Still in the mode of self-discovery...

If you’re a regular reader, then I apologize for the lull in recent posts here. There are two reasons for this:

  1. I’ve had such a lot to say on my “The life-charged life” blog there just hasn’t been time to post over here
  2. Sometimes I’m not sure that there should be two separate blogs. My “The life-charged life” is the life of a preacher’s husband. There’s no distinction, so where do I post?

And that is – essentially – the point of today’s entry. Being “The Preacher’s Husband” is not a role I either can or should slip in and out of like my “Sunday best”. When I wake up in the morning and my feet hit the floor on my side of the bed I don’t reach out and chose a persona; it’s not “Which hat am I going to be wearing today?” I already know who I am (once my head clears), and it goes something like this:

  • Child of God – loved, redeemed, set free
  • Follower of the Way of Jesus – it’s how I am responding to the fact that I am a child of God
  • Husband and father – privileged and responsible
  • Writer – this is my calling; this is how I share the Good News of transforming love and healing grace
  • Citizen of the World – it is a gift of wonder as well as a constant challenge
  • American – to whom much is given, much is expected
  • Member of the local church where Rebekah and I serve…

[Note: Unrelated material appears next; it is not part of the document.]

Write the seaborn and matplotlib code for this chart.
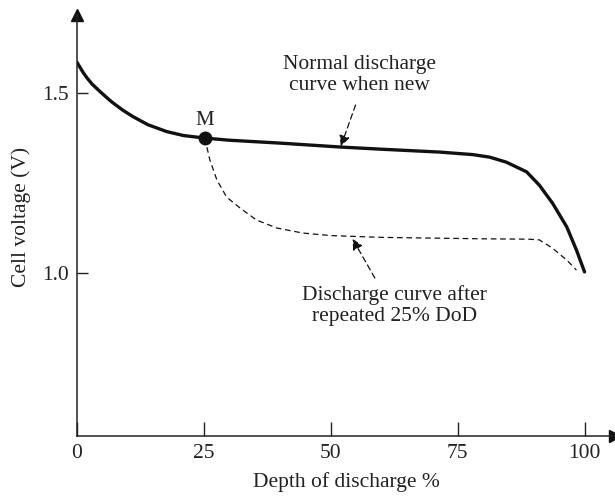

All of these points of identity (and a dozen others, I’m sure) are constantly at work both above and below the surface of my consciousness. My identity impacts my behavior. And, at the same time, my behavior from day to day reveals a lot of the truth about “who I really am.”

Spiritual Gifts: At our church – First Presbyterian of Brandon, Florida, where Rebekah serves as senior pastor – we encourage members to take a standardized “Spiritual Gift Inventory” on a regular basis. The survey is not a one-time thing, our giftedness really does shift and clarify over time.

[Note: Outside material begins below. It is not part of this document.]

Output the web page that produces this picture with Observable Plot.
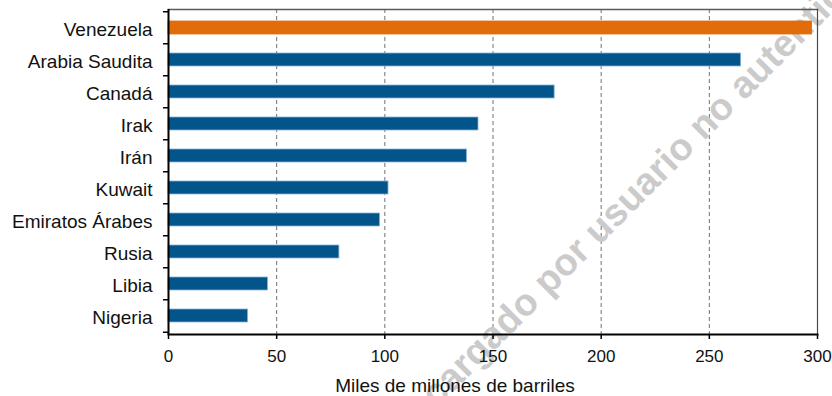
<!DOCTYPE html>
<html>
<head>
<meta charset="utf-8">
<script src="https://cdn.jsdelivr.net/npm/d3@7"></script>
<script src="https://cdn.jsdelivr.net/npm/@observablehq/plot@0.6"></script>
<style>
  html, body { margin: 0; padding: 0; background: #fff; }
  svg { display: block; }
</style>
</head>
<body>
<div id="chart"></div>
<script>
const countries = ["Venezuela", "Arabia Saudita", "Canadá", "Irak", "Irán", "Kuwait", "Emiratos Árabes", "Rusia", "Libia", "Nigeria"];
const reserves = [297.5, 264.7, 178.5, 143.3, 138.0, 101.7, 97.8, 79.0, 46.0, 36.8];
const highlighted = ["Venezuela"];
const xTicks = [0, 50, 100, 150, 200, 250, 300];
const gridTicks = [50, 100, 150, 200, 250, 300];
const axisLabel = "Miles de millones de barriles";
const watermark = ["Descargado por usuario no autenticado"];

const data = countries.map((c, i) => ({country: c, value: reserves[i], hi: highlighted.includes(c)}));

const W = 832, H = 396, mL = 168, mR = 15, mT = 9, mB = 62;
const step = (H - mT - mB) / countries.length;

const chart = Plot.plot({
  width: W,
  height: H,
  marginLeft: mL,
  marginRight: mR,
  marginTop: mT,
  marginBottom: mB,
  style: {fontFamily: "'Liberation Sans', Arial, sans-serif", background: "#fff", overflow: "visible"},
  x: {domain: [0, 300]},
  y: {domain: countries, paddingInner: 0.58, paddingOuter: 0.29},
  marks: [
    Plot.gridX(gridTicks, {stroke: "#707070", strokeOpacity: 1, strokeWidth: 1, strokeDasharray: "4,3"}),
    Plot.text(watermark, {
      text: d => d, frameAnchor: "top-left", dx: 464, dy: 186, rotate: -45,
      fontSize: 38, fontWeight: "bold", fill: "#cbcbcb", textAnchor: "middle", lineAnchor: "middle"
    }),
    Plot.frame({anchor: "top", stroke: "#5a5a5a", strokeWidth: 1.5}),
    Plot.ruleX([300], {stroke: "#4a4a4a", strokeWidth: 1.2}),
    Plot.barX(data, {
      x: "value", y: "country",
      fill: d => d.hi ? "#E36C0A" : "#02558B",
      stroke: d => d.hi ? "#E36C0A" : "#8db3d3",
      strokeWidth: 0.8
    }),
    Plot.ruleX([0], {stroke: "#000", strokeWidth: 2}),
    Plot.frame({anchor: "bottom", stroke: "#000", strokeWidth: 2}),
    Plot.axisY({tickSize: 0, tickPadding: 16, fontSize: 19, fill: "#111", dy: 2, label: null}),
    Plot.axisY({tickSize: 5, text: null, dy: -step / 2, stroke: "#000", strokeWidth: 1.5, label: null}),
    Plot.axisY([countries[countries.length - 1]], {tickSize: 5, text: null, dy: step / 2, stroke: "#000", strokeWidth: 1.5, label: null}),
    Plot.axisX(xTicks, {tickSize: 5, tickPadding: 10.5, fontSize: 17, fill: "#111", stroke: "#000", strokeWidth: 1.5, label: null}),
    Plot.text([axisLabel], {text: d => d, frameAnchor: "bottom", dx: -38, dy: 57, lineAnchor: "bottom", fontSize: 19, fill: "#111"})
  ]
});
document.getElementById("chart").appendChild(chart);
</script>
</body>
</html>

So I went through the exercise a couple of weeks ago. I was surprised at a few of the areas where I scored higher than in times past. Then I was interested to see that I only scored low (tragically low!) in two domains.

  • The first low score was in the “fix it” department. Evidently it’s not a great idea to ask me to participate in church workdays where any skill with tools is necessary! No surprise there. I’ve never been mechanically inclined and we have long since established at my house that it’s cheaper to call a plumber, electrician, appliance repair profession etc. than to let me loose. ‘Nuff said.
  • My other low score (tragically low) was in the area defined as “MERCY.” Mercy has to do with things like working the soup kitchen, visiting people who are sick or in prison, delivering Meals-on-Wheels etc.

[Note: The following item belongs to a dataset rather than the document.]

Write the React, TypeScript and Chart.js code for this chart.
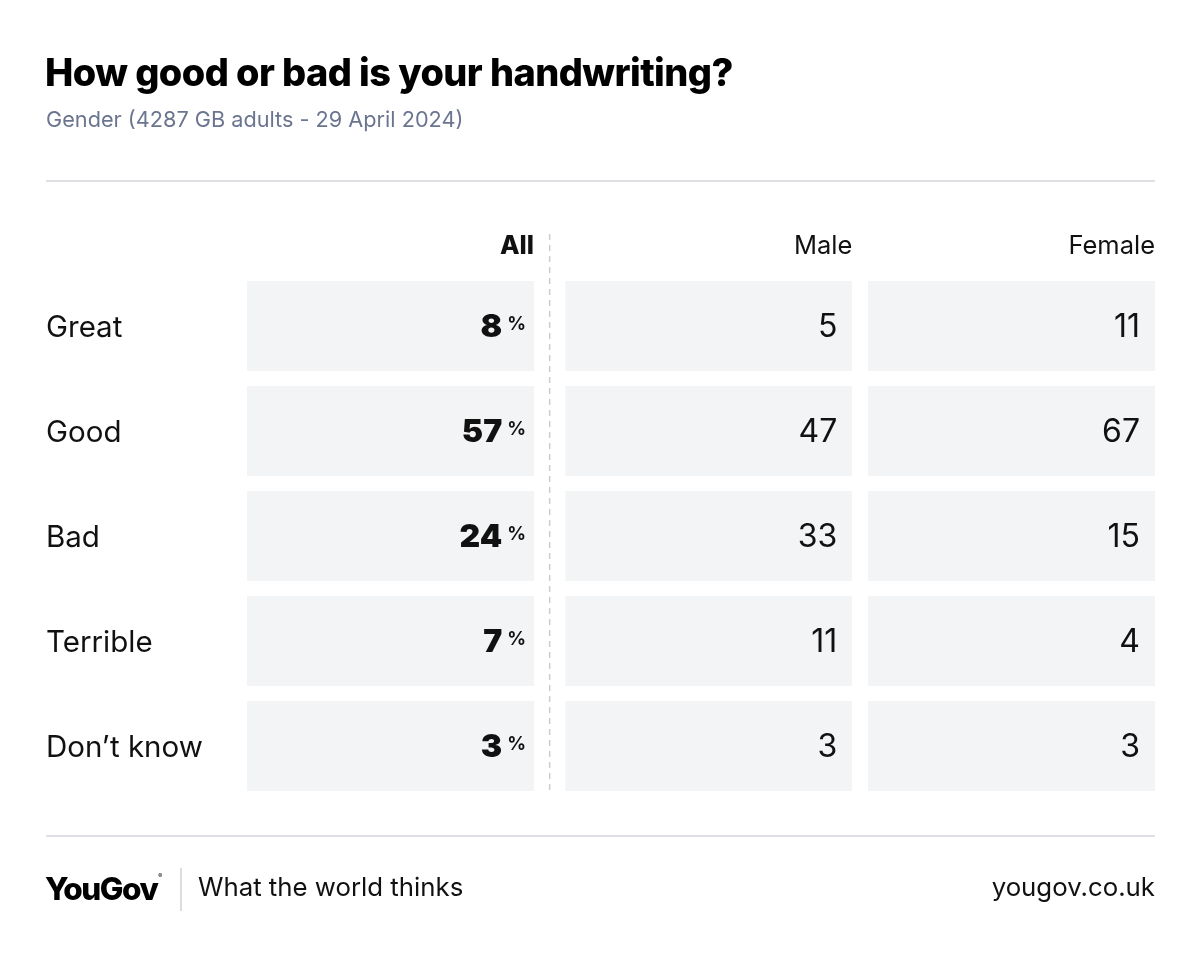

My first response was one of embarrassment. But then a friend told me it’s not the best thing to attempt to pro-rate our giftedness, as if some gifts and skills are better than others. I’m awesome in some areas. Other people are amazing where I’m not. It’s Okay.

So maybe it doesn’t sound all “preacher-spouse-ish” of me to be so low in mercy. But I can’t be all things to all people, that’s never a strong move. And aren’t I the guy who’s always saying I haven’t been called to be a clergy-hubby to prop up anyone’s cultural stereotype?

“There are different kinds of gifts, but the same Spirit distributes them. There are different kinds of service, but the same Lord. There are different kinds of working, but in all of them and in everyone it is the same God at work.” (1 Corinthians 12: 4-6)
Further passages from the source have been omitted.